KANDAHAR, Afghanistan - Any possible peace deal with insurgents will be almost impossible to achieve in Afghanistan until the country comes to grips with the war crimes that have bloodied its recent past, says Canada's ambassador to Kabul.

Reconciliation in this country, torn asunder by decades of fighting, will never firmly take hold until there is some form of transitional justice, William Crosbie said in an interview.

There are published reports that the Taliban's Mullah Omar is willing to negotiate peace with western countries, a notion that is being greeted with skepticism on the streets of Kandahar, which is reeling from a recent wave of renewed violence.

One teenager died and four others were injured Monday when a donkey cart exploded at a police checkpoint in the city.

The report in Britain's Sunday Times follows direct negotiations last month between President Hamid Karzai and representatives of another insurgent group, Hizb-i-Islami.

Afghanistan's violent insurgency is made up of three groups: The Taliban in the south; Hizb-i-Islami throughout most of the country and the Haqqani network, which operates primarily in the east and has deep ties to al-Qaida.

Of the three, the Haqqani network is considered the most radical and has been responsible for training the Taliban in deadlier ambush tactics, including bigger roadside bombs.

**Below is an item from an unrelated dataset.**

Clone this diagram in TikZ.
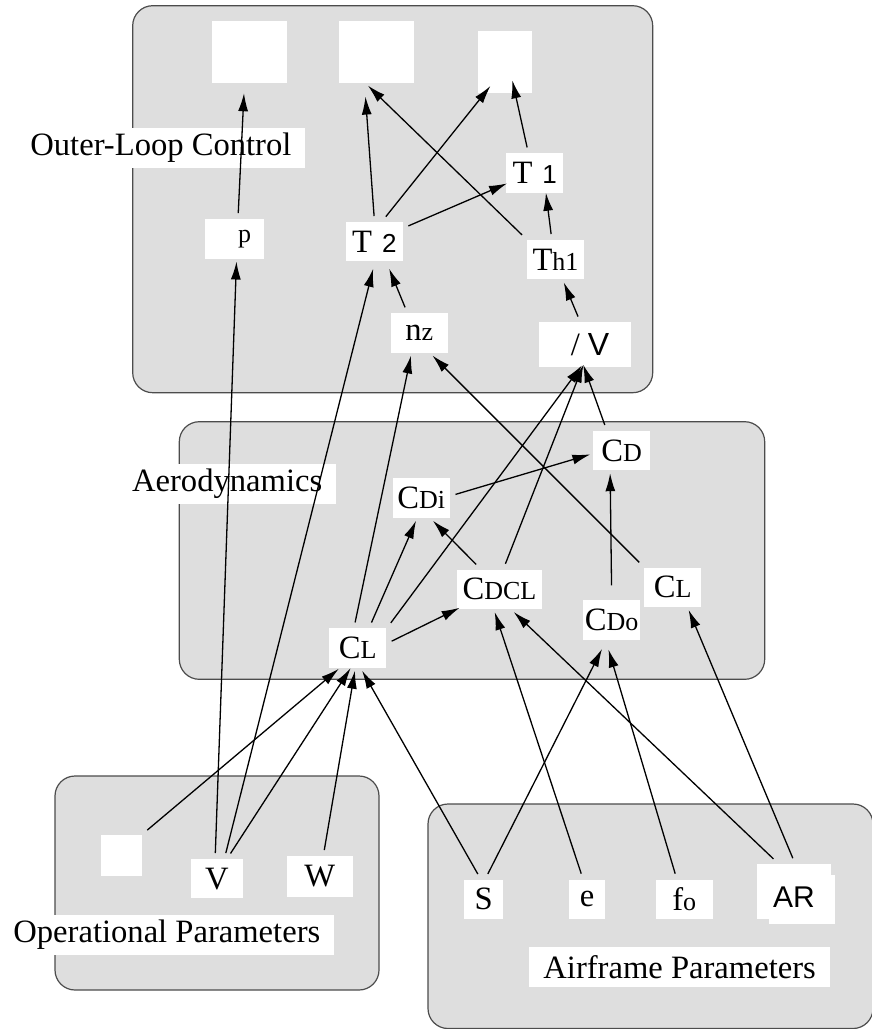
\documentclass[tikz,border=0pt]{standalone}
\usepackage{fontspec}
\setmainfont{Liberation Serif}
\setsansfont{Liberation Sans}
\usetikzlibrary{arrows.meta}

\definecolor{panelgray}{RGB}{222,222,222}
\newcommand{\lowtxt}[1]{{\fontsize{13}{15}\selectfont #1}}
\newcommand{\sfdigit}[1]{{\sffamily\fontsize{13}{15}\selectfont #1}}

\begin{document}
\begin{tikzpicture}[x=0.5pt,y=-0.5pt,font=\fontsize{16.3}{19}\selectfont,
  panel/.style={draw=black!70,line width=0.6pt,fill=panelgray,rounded corners=10pt},
  paneltitle/.style={fill=white,inner xsep=7pt,inner ysep=2pt,minimum height=20pt,anchor=west},
  qbox/.style={fill=white,inner sep=0pt,outer sep=1.5pt,minimum width=28.3pt,minimum height=19.7pt},
  link/.style={line width=0.65pt,-{Latex[length=9pt,width=5pt]},shorten <=1.5pt}]
\useasboundingbox (0,0) rectangle (872,1029);

\draw[panel] (132.7,5.7) rectangle (652.7,392.7);
\draw[panel] (179.3,421.7) rectangle (764.7,679.3);
\draw[panel] (55,776) rectangle (379,990);
\draw[panel] (428,804) rectangle (873,1028.5);

\node[paneltitle] (outerTitle) at (16,147.7) {Outer-Loop Control};
\node[paneltitle] (aeroTitle) at (117.7,483.7) {Aerodynamics};
\node[paneltitle] (opTitle) at (-1,934.5) {Operational Parameters};
\node[paneltitle] (frameTitle) at (529,966.8) {Airframe Parameters};

\node[qbox,minimum width=37.3pt,minimum height=30.8pt] (outA) at (249.7,51.8) {};
\node[qbox,minimum width=37.3pt,minimum height=30.8pt] (outB) at (376.3,51.8) {};
\node[qbox,minimum width=27pt,minimum height=30.8pt] (outC) at (504.7,61.8) {};
\node[qbox,minimum width=29.5pt] (gp) at (234.5,238.8) {\hspace*{10pt}\lowtxt{p}};
\node[qbox] (T2) at (374.3,241.7) {T\hspace{5pt}\sfdigit{2}};
\node[qbox] (T1) at (534.7,173) {T\hspace{5pt}\sfdigit{1}};
\node[qbox] (Th1) at (555.5,259.7) {T\lowtxt{h1}};
\node[qbox] (nz) at (419.3,332.8) {n\lowtxt{z}};
\node[qbox,minimum width=45.7pt,minimum height=22.2pt] (gV) at (585,344.5) {\hspace*{5pt}/\hspace{4pt}{\sffamily\fontsize{16}{18}\selectfont V}};

\node[qbox] (CD) at (621.7,450.5) {C\lowtxt{D}};
\node[qbox] (CDi) at (421.3,498) {C\lowtxt{Di}};
\node[qbox,minimum width=42.2pt] (CDCL) at (499.5,589.3) {C\lowtxt{DCL}};
\node[qbox] (CDo) at (611.7,620) {C\lowtxt{Do}};
\node[qbox] (CLa) at (672.7,587.2) {C\lowtxt{L}};
\node[qbox] (CL) at (357.7,648) {C\lowtxt{L}};

\node[qbox,minimum width=20.5pt,minimum height=20.3pt] (opBlank) at (121.5,855.3) {};
\node[qbox,minimum width=25.8pt] (V) at (216.8,878.7) {V};
\node[qbox,minimum width=32.8pt,minimum height=20.3pt] (W) at (319.8,876.3) {W};

\node[qbox,minimum width=19.7pt] (S) at (483.7,899.3) {S};
\node[qbox,minimum width=18pt] (e) at (587,899.2) {e};
\node[qbox] (fo) at (684.3,899.2) {f\lowtxt{o}};
\fill[white] (769,875) rectangle (835,924);
\node[qbox,minimum width=37pt,minimum height=27.5pt,text height=16.2pt,text depth=0pt] (AR) at (794,891.5) {\sffamily\fontsize{15}{17}\selectfont AR};

\draw[link,shorten >=3.8pt] (gp.81) -- (outA.-99);
\draw[link] (V.94) -- (gp.-85);
\draw[link,shorten >=5.5pt] (T2.north) -- (outB.-109);
\draw[link,shorten >=-6.2pt] (T2.67) -- (outC.-123);
\draw[link,shorten >=-2pt] (T2.25) -- (T1.201);
\draw[link] (Th1.north west) -- (outB.-104);
\draw[link,shorten >=-7.8pt] (T1.107) -- (outC.-72);
\draw[link,shorten >=-1.5pt] (Th1.100) -- (T1.-63);
\draw[link] (gV.103) -- (Th1.-70);
\draw[link,shorten >=2.3pt] (nz.120) -- (T2.-60);
\draw[link,shorten >=2.3pt] (V.70) -- (T2.-90);
\draw[link] (CL.98) -- (nz.-110);
\draw[link] (CLa.north west) -- (nz.-60);
\draw[link,shorten >=-2.7pt] (CL.north east) -- (gV.-104);
\draw[link,shorten >=-2.7pt] (CDCL.78) -- (gV.-98);
\draw[link,shorten >=-2.7pt] (CD.125) -- (gV.-90);

\draw[link] (CDi.5) -- (CD.187);
\draw[link,shorten <=6pt] (CDo.north) -- (CD.-117);
\draw[link] (CL.61) -- (CDi.-103);
\draw[link] (CDCL.133) -- (CDi.-63);
\draw[link,shorten >=-3pt] (CL.10) -- (CDCL.205);

\draw[link,shorten >=-1.5pt] (opBlank.north east) -- (CL.-133);
\draw[link,shorten >=-1.5pt] (V.62) -- (CL.-111);
\draw[link] (W) -- (CL.-97);
\draw[link] (S.101) -- (CL.-79);
\draw[link,shorten >=3.5pt] (S.83) -- (CDo.-106);
\draw[link] (e.102) -- (CDCL.-102);
\draw[link,shorten >=3.5pt] (fo.110) -- (CDo.-103);
\draw[link] (AR.121) -- (CDCL.-58);
\draw[link] (AR.north) -- (CLa.-55);
\end{tikzpicture}
\end{document}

There is a hint of optimism among western officials now that two of the three groups are making noises about negotiations in public. Both Hizb-i-Islami and the Taliban have made peace offers before, but always in private and often with unacceptable conditions.

Human rights violations are not limited to insurgents. Afghanistan's parliament is stacked with former warlords, many with blood on their hands, from the country's chaotic civil war in the early 1990s.

"The reality in this country is that the crimes have been committed by so many people from many different sides (to the point) where it's difficult to separate the bad guys from the good guys," Crosbie said in an interview with The Canadian Press.

"Canada has long supported the concept of transitional justice. That is to say, those who have committed atrocities -- not just those who are insurgents -- but those who may be part of the political process now should, in one way or another, account for their actions."

Transitional justice needn't be punitive, Crosbie suggested. Victims in some cases are simply looking for a recognition that harm was done.

"I hear time and again from Afghans, they feel a tremendous sense of injustice for those who are able to carry on a normal life with impunity, despite the crimes they have committed," Crosbie said.

"I recently had someone over and he said, 'You know, ambassador, there is a man who is currently serving in the Wolsei Jirga (lower house of Parliament) who is responsible for the murder of my wife. I don't want that man to be subject to the death penalty, but I want that man to acknowledge what he has done to me."'

The Afghan government in 2005 established, but never implemented, a transitional justice system. The program set a deadline of March 2009 to investigate, document and bring war criminals to justice.

"It was a total disaster," said Ahmal Samadi of Afghanistan Rights Monitor, a human-rights group. "No single criminal was identified; no one brought to justice."

There was no political will among the Karzai government, nor the international community, which did not provide the support and expertise to carry out proper forensic investigations, he said.

Samadi said Afghans are harbouring pent-up anger and frustration.

"The lack of justice has eroded the people's confidence in the post-Taliban era," he said in an interview from Kabul. "The lack of justice has fuelled the return of the Taliban."

And he dismissed notions that the Taliban were serious about giving up their designs on power, despite a pledge Sunday to return to their madrassas and to leave politics to civil society. Not much in their latest proposal is different than what they have demanded in the past, he said.

Things haven't changed much in Kandahar, either.

The city's deputy mayor, Azizullah Earmal, was gunned down Monday night by unknown assailants as he prayed in his neighbourhood mosque.

Earmal's death brings to 18 the number of civic officials and local politicians slain in the city since the Taliban was ousted in 2001, said a spokesman for the provincial governor.

The Taliban conducted a series of targeted assassinations over the last two years and pushed the local government to the brink of collapse last spring.